* WHAT TO PRODUCE *
Exclude the pictures, then repeat the remaining data exactly.

[Start SUPPLIED MATERIAL]

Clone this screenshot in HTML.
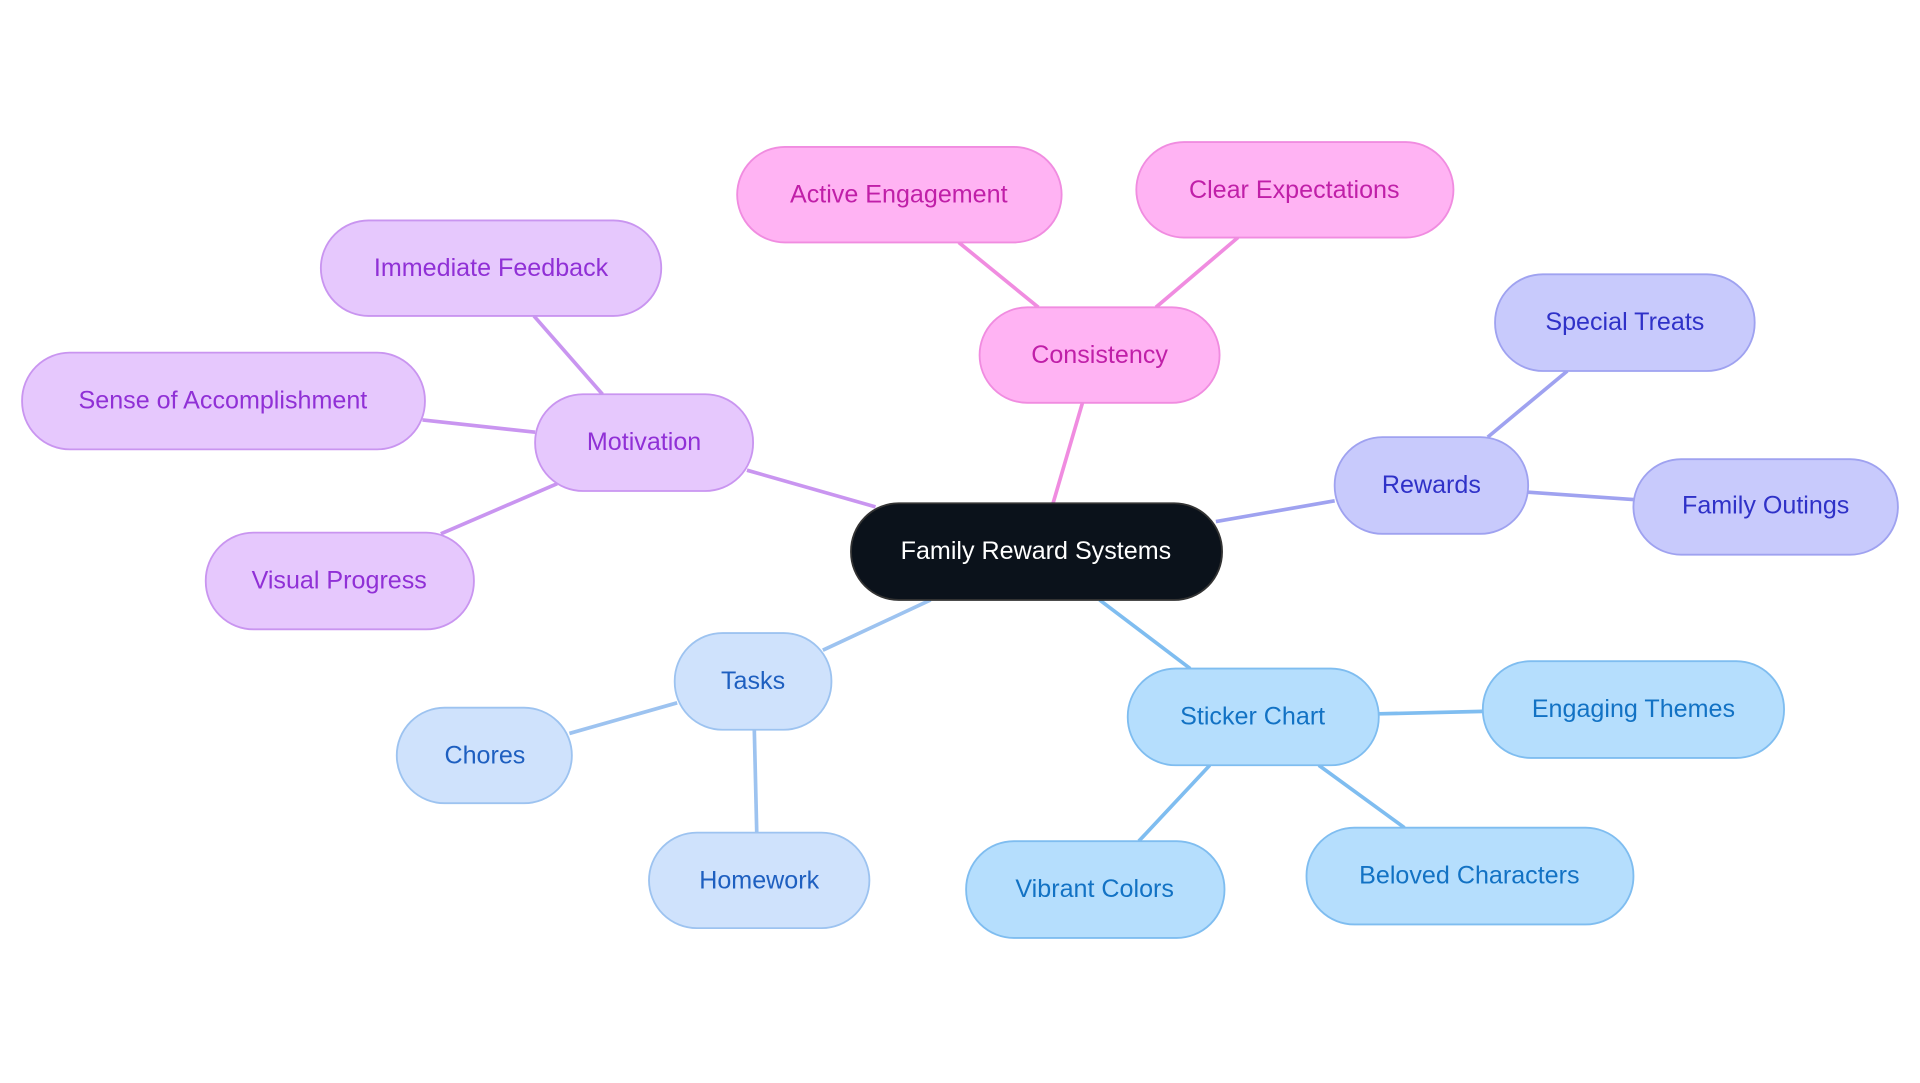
<!DOCTYPE html>
<html><head><meta charset="utf-8"><style>html,body{margin:0;padding:0;background:#fff}svg{display:block}text{font-family:"Liberation Sans",sans-serif;font-size:20.5px;text-anchor:middle;dominant-baseline:central}</style></head>
<body>
<svg width="1920" height="1083" viewBox="0 0 1568 884.5" xmlns="http://www.w3.org/2000/svg">
<g stroke-width="3" fill="none">
<g stroke="#f08ce0"><line x1="860" y1="411" x2="884" y2="329"/><line x1="848" y1="251" x2="783" y2="198"/><line x1="944" y1="251" x2="1011" y2="194"/></g>
<g stroke="#c995f0"><line x1="715" y1="414" x2="610" y2="384"/><line x1="492" y1="322" x2="436" y2="258"/><line x1="437" y1="353" x2="345" y2="343"/><line x1="455" y1="395" x2="360" y2="436"/></g>
<g stroke="#9fa2f0"><line x1="993" y1="426" x2="1090" y2="409"/><line x1="1215" y1="357" x2="1280" y2="303"/><line x1="1248" y1="402" x2="1334" y2="408"/></g>
<g stroke="#9dc3f0"><line x1="760" y1="490" x2="672" y2="531"/><line x1="553" y1="574" x2="465" y2="599"/><line x1="616" y1="596" x2="618" y2="680"/></g>
<g stroke="#7fbdf0"><line x1="898" y1="490" x2="972" y2="546"/><line x1="1126" y1="583" x2="1211" y2="581"/><line x1="988" y1="625" x2="930" y2="687"/><line x1="1077" y1="625" x2="1147" y2="676"/></g>
</g>
<g stroke-width="1.5">
<rect x="695" y="411" width="303" height="79" rx="39" fill="#0b121b" stroke="#333"/>
<text x="846" y="450" fill="#fff" stroke="none">Family Reward Systems</text>
<g fill="#ffb3f3" stroke="#f08ce0">
<rect x="800" y="251" width="196" height="78" rx="39"/><rect x="602" y="120" width="265" height="78" rx="39"/><rect x="928" y="116" width="259" height="78" rx="39"/></g>
<g fill="#c01fa8" stroke="none"><text x="898" y="290">Consistency</text><text x="734" y="159">Active Engagement</text><text x="1057" y="155">Clear Expectations</text></g>
<g fill="#e6c8fd" stroke="#c995f0">
<rect x="437" y="322" width="178" height="79" rx="39"/><rect x="262" y="180" width="278" height="78" rx="39"/><rect x="18" y="288" width="329" height="79" rx="39"/><rect x="168" y="435" width="219" height="79" rx="39"/></g>
<g fill="#9030d6" stroke="none"><text x="526" y="361">Motivation</text><text x="401" y="219">Immediate Feedback</text><text x="182" y="327">Sense of Accomplishment</text><text x="277" y="474">Visual Progress</text></g>
<g fill="#c8cafc" stroke="#9fa2f0">
<rect x="1090" y="357" width="158" height="79" rx="39"/><rect x="1221" y="224" width="212" height="79" rx="39"/><rect x="1334" y="375" width="216" height="78" rx="39"/></g>
<g fill="#2f31c8" stroke="none"><text x="1169" y="396">Rewards</text><text x="1327" y="263">Special Treats</text><text x="1442" y="413">Family Outings</text></g>
<g fill="#cfe2fc" stroke="#9dc3f0">
<rect x="551" y="517" width="128" height="79" rx="39"/><rect x="324" y="578" width="143" height="78" rx="39"/><rect x="530" y="680" width="180" height="78" rx="39"/></g>
<g fill="#1e5fc0" stroke="none"><text x="615" y="556">Tasks</text><text x="396" y="617">Chores</text><text x="620" y="719">Homework</text></g>
<g fill="#b5defd" stroke="#7fbdf0">
<rect x="921" y="546" width="205" height="79" rx="39"/><rect x="1211" y="540" width="246" height="79" rx="39"/><rect x="789" y="687" width="211" height="79" rx="39"/><rect x="1067" y="676" width="267" height="79" rx="39"/></g>
<g fill="#1272c4" stroke="none"><text x="1023" y="585">Sticker Chart</text><text x="1334" y="579">Engaging Themes</text><text x="894" y="726">Vibrant Colors</text><text x="1200" y="715">Beloved Characters</text></g>
</g>
</svg>
</body></html>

[End SUPPLIED MATERIAL]

* RESULT OF THE TASK *
Clone this screenshot in HTML.
<!DOCTYPE html>
<html><head><meta charset="utf-8"><style>html,body{margin:0;padding:0;background:#fff}svg{display:block}text{font-family:"Liberation Sans",sans-serif;font-size:20.5px;text-anchor:middle;dominant-baseline:central}</style></head>
<body>
<svg width="1920" height="1083" viewBox="0 0 1568 884.5" xmlns="http://www.w3.org/2000/svg">
<g stroke-width="3" fill="none">
<g stroke="#f08ce0"><line x1="860" y1="411" x2="884" y2="329"/><line x1="848" y1="251" x2="783" y2="198"/><line x1="944" y1="251" x2="1011" y2="194"/></g>
<g stroke="#c995f0"><line x1="715" y1="414" x2="610" y2="384"/><line x1="492" y1="322" x2="436" y2="258"/><line x1="437" y1="353" x2="345" y2="343"/><line x1="455" y1="395" x2="360" y2="436"/></g>
<g stroke="#9fa2f0"><line x1="993" y1="426" x2="1090" y2="409"/><line x1="1215" y1="357" x2="1280" y2="303"/><line x1="1248" y1="402" x2="1334" y2="408"/></g>
<g stroke="#9dc3f0"><line x1="760" y1="490" x2="672" y2="531"/><line x1="553" y1="574" x2="465" y2="599"/><line x1="616" y1="596" x2="618" y2="680"/></g>
<g stroke="#7fbdf0"><line x1="898" y1="490" x2="972" y2="546"/><line x1="1126" y1="583" x2="1211" y2="581"/><line x1="988" y1="625" x2="930" y2="687"/><line x1="1077" y1="625" x2="1147" y2="676"/></g>
</g>
<g stroke-width="1.5">
<rect x="695" y="411" width="303" height="79" rx="39" fill="#0b121b" stroke="#333"/>
<text x="846" y="450" fill="#fff" stroke="none">Family Reward Systems</text>
<g fill="#ffb3f3" stroke="#f08ce0">
<rect x="800" y="251" width="196" height="78" rx="39"/><rect x="602" y="120" width="265" height="78" rx="39"/><rect x="928" y="116" width="259" height="78" rx="39"/></g>
<g fill="#c01fa8" stroke="none"><text x="898" y="290">Consistency</text><text x="734" y="159">Active Engagement</text><text x="1057" y="155">Clear Expectations</text></g>
<g fill="#e6c8fd" stroke="#c995f0">
<rect x="437" y="322" width="178" height="79" rx="39"/><rect x="262" y="180" width="278" height="78" rx="39"/><rect x="18" y="288" width="329" height="79" rx="39"/><rect x="168" y="435" width="219" height="79" rx="39"/></g>
<g fill="#9030d6" stroke="none"><text x="526" y="361">Motivation</text><text x="401" y="219">Immediate Feedback</text><text x="182" y="327">Sense of Accomplishment</text><text x="277" y="474">Visual Progress</text></g>
<g fill="#c8cafc" stroke="#9fa2f0">
<rect x="1090" y="357" width="158" height="79" rx="39"/><rect x="1221" y="224" width="212" height="79" rx="39"/><rect x="1334" y="375" width="216" height="78" rx="39"/></g>
<g fill="#2f31c8" stroke="none"><text x="1169" y="396">Rewards</text><text x="1327" y="263">Special Treats</text><text x="1442" y="413">Family Outings</text></g>
<g fill="#cfe2fc" stroke="#9dc3f0">
<rect x="551" y="517" width="128" height="79" rx="39"/><rect x="324" y="578" width="143" height="78" rx="39"/><rect x="530" y="680" width="180" height="78" rx="39"/></g>
<g fill="#1e5fc0" stroke="none"><text x="615" y="556">Tasks</text><text x="396" y="617">Chores</text><text x="620" y="719">Homework</text></g>
<g fill="#b5defd" stroke="#7fbdf0">
<rect x="921" y="546" width="205" height="79" rx="39"/><rect x="1211" y="540" width="246" height="79" rx="39"/><rect x="789" y="687" width="211" height="79" rx="39"/><rect x="1067" y="676" width="267" height="79" rx="39"/></g>
<g fill="#1272c4" stroke="none"><text x="1023" y="585">Sticker Chart</text><text x="1334" y="579">Engaging Themes</text><text x="894" y="726">Vibrant Colors</text><text x="1200" y="715">Beloved Characters</text></g>
</g>
</svg>
</body></html>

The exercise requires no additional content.